Another woman, who has a son with autism, said: “We asked the Human Rights Commission to look into whether any more children were being abused, but instead of helping us, they just came back to us and said the matter was resolved.

“When they say resolved, what had they done, because we were unaware of what they did? Did the investigators visit the centre? Another thing is that we don’t know where the child is. Is she still with the man? How is her life now?” she asked.

Statistics South Africa’s 2016 Community Survey indicates that more than 91000 girls in South Africa aged between 12 and 17 are married, divorced, separated, widowed or living with a partner as husband and wife. KwaZulu-Natal ranks the highest with 25205 girls and Gauteng second with 15929.

Last month, the parents and non-governmental organisation Afrika Tikkun protested outside the SAHRC offices demanding that the case reopened. The commission agreed to allow for the appeal, but lawyer Lindsay Henson from Lawyers Against Abuse said the commission didn’t give them any indication when the case will be completed.

“There is no sense of urgency even when the most vulnerable children have been abused.
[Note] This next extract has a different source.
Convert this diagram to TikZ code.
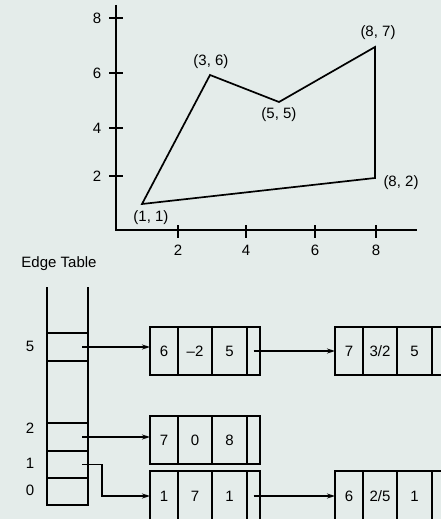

When we initially asked them to investigate in 2013, it took them three years to do so, and then tell us that the conditions are satisfactory.”

Brooks confirmed that the community is appealing.

Professor Deirdre Byrne, Chairperson of the Unisa-Africa Girl Development Programme, said: “Economic inequalities that besiege our society lead to poor families who don’t have the resources to feed all their children ‘selling’ their under-age daughters to lascivious men.”

Ramatekoa said child marriage was not the only case of abuse they were aware of, but it was hard to investigate them because parents were unwilling to come forward about their children’s stories.

“It is hard to take care of a child with disabilities. When parents are offered money, sometimes they keep the issue quiet. Sometimes it is also because they don’t want more stigma,” she said.